In Raman Kumar's unfinished look at the wounds caused by wars and ravages across the borders, Tabu plays the wife of a prisoner of war who has lost his memory during interrogation and torture.
The healing process could have been tender and evocative. Alas,it becomes a source of tremendous torture for us. We've to sit through a film that's as tedious and unclear about its motives as a rudderless steam boat that run out of steam.
The material is obviously unfinished and in the second- half, desperately targeted to create a kitschy excitement. Guns boom in gurdwaras, women wail in clumsily recorded banshee brochures on What Not To Put On A Vacant Soundtrack.

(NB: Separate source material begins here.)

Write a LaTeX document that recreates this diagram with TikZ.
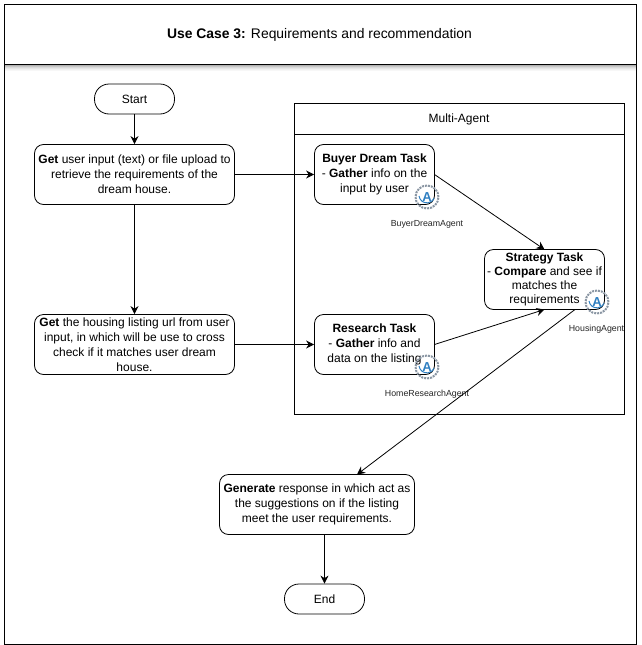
\documentclass[tikz,border=0pt]{standalone}
\usepackage{fontspec}
\setmainfont{Liberation Sans}
\usetikzlibrary{arrows.meta,calc}
\definecolor{iconblue}{HTML}{2F7FC1}
\definecolor{icongrey}{HTML}{8A96A3}
\tikzset{
  x=1pt,y=-1pt,
  box/.style={draw=black,line width=0.8pt,rounded corners=9pt,align=center,inner sep=0pt,font=\fontsize{12}{15}\selectfont},
  term/.style={draw=black,line width=0.8pt,rounded corners=14.5pt,minimum width=80pt,minimum height=30pt,inner sep=0pt,font=\fontsize{12}{14}\selectfont},
  frame/.style={draw=black,line width=0.8pt},
  flow/.style={draw=black,line width=0.8pt,-{Stealth[length=8pt,width=8pt]}},
  agentlabel/.style={inner sep=0pt,font=\fontsize{8.8}{10}\selectfont,text=black!85},
  agentring/.style={circle,draw=icongrey,densely dotted,line width=2pt,minimum size=23pt,inner sep=0pt},
  agentletter/.style={inner sep=0pt,text=iconblue,font=\bfseries\fontsize{13}{13}\selectfont},
  agentarc/.style={draw=iconblue,line width=1pt}
}
\newcommand{\agenticon}[2]{%
  \node[agentring] (#1) at #2 {};
  \node[agentletter] (#1L) at #2 {A};
  \draw[agentarc] ($#2+(-8,-1)$) arc[start angle=172,end angle=25,radius=8];
}
\begin{document}
\begin{tikzpicture}
\useasboundingbox (0,0) rectangle (641,645);
\fill[white] (0,0) rectangle (641,645);
% header shadow
\foreach \i/\o in {0/0.30,1/0.22,2/0.15,3/0.10,4/0.06,5/0.03}{
  \fill[black,opacity=\o] (5,65+\i) rectangle (636,66+\i);
}
% outer frame
\draw[frame] (4.5,4.5) rectangle (636.5,644);
\draw[frame] (4.5,64.5) -- (636.5,64.5);
\node[inner sep=0pt,font=\fontsize{13.9}{16}\selectfont] (title) at (319.5,35) {\textbf{Use Case 3:} Requirements and recommendation};
% multi-agent container
\draw[frame] (294.5,103.5) rectangle (624,414);
\draw[frame] (294.5,134) -- (624,134);
\node[inner sep=0pt,font=\fontsize{12}{14}\selectfont] (multi) at (459,119) {Multi-Agent};
% nodes
\node[term] (start) at (134.5,99) {Start};
\node[box,minimum width=200pt,minimum height=60pt] (get1) at (134.5,174.5) {\textbf{Get} user input (text) or file upload to\\retrieve the requirements of the\\dream house.};
\node[box,minimum width=200pt,minimum height=60pt] (get2) at (134.5,344.5) {\textbf{Get} the housing listing url from user\\input, in which will be use to cross\\check if it matches user dream\\house.};
\node[box,minimum width=120pt,minimum height=60pt] (buyer) at (374.5,174.5) {\textbf{Buyer Dream Task}\\- \textbf{Gather} info on the\\input by user};
\node[box,minimum width=120pt,minimum height=60pt] (research) at (374.5,344.5) {\textbf{Research Task}\\- \textbf{Gather} info and\\data on the listing};
\node[box,minimum width=120pt,minimum height=60pt,font=\fontsize{12}{14.2}\selectfont] (strategy) at (544.5,279.5) {\textbf{Strategy Task}\\- \textbf{Compare} and see if\\matches the\\requirements};
\node[box,minimum width=195pt,minimum height=60pt] (generate) at (317,504.5) {\textbf{Generate} response in which act as\\the suggestions on if the listing\\meet the user requirements.};
\node[term] (end) at (324.5,599) {End};
% icons and labels
\agenticon{iconB}{(427,197)}
\agenticon{iconR}{(427,367)}
\agenticon{iconS}{(597,302)}
\node[agentlabel] (labB) at (427,224) {BuyerDreamAgent};
\node[agentlabel] (labR) at (427,394) {HomeResearchAgent};
\node[agentlabel] (labS) at (596.5,329) {HousingAgent};
% connectors
\draw[flow] (start) -- (get1);
\draw[flow] (get1) -- (get2);
\draw[flow] (get1.east) -- (buyer.west);
\draw[flow] (get2.east) -- (research.west);
\coordinate (stratTop) at (544.5,249.5);
\coordinate (stratBottom) at (544.5,309.5);
\coordinate (buyerOut) at (434.5,174.5);
\coordinate (researchOut) at (434.5,344.5);
\coordinate (stratOut) at (575,309.5);
\coordinate (genIn) at (357,474.5);
\coordinate (genOut) at (324.5,534.5);
\draw[flow] (buyerOut) -- (stratTop);
\draw[flow] (researchOut) -- (stratBottom);
\draw[flow] (stratOut) -- (genIn);
\draw[flow] (genOut) -- (end.north);
\end{tikzpicture}
\end{document}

Poor Tabu. She struggles to remain coherent and graceful in a plot that loses its way in a lamentable labyrinth of painful compromises.
Sanjay Dutt wears a bewildered expression, half- hidden by a turban and totally eclipsed by a cinematographer (Manmohan Singh) who's asked to simulate a sunshine out of a mournfully mixed-up and gloomy mish-mash of politics and trash.
On the plus side, you can see the film has been shot on location in a dusty village of Punjab. We can almost smell the mitti in the gallis.
But the emotions remain largely unattainable in the melee of mix ' n' match emotions all tied together by a will to somehow get the doomed plot to its finishing line.
If you're a big Tabu fan as I am, then walk out in the first-half. That's when the script decides not to give her—and us—a fair deal.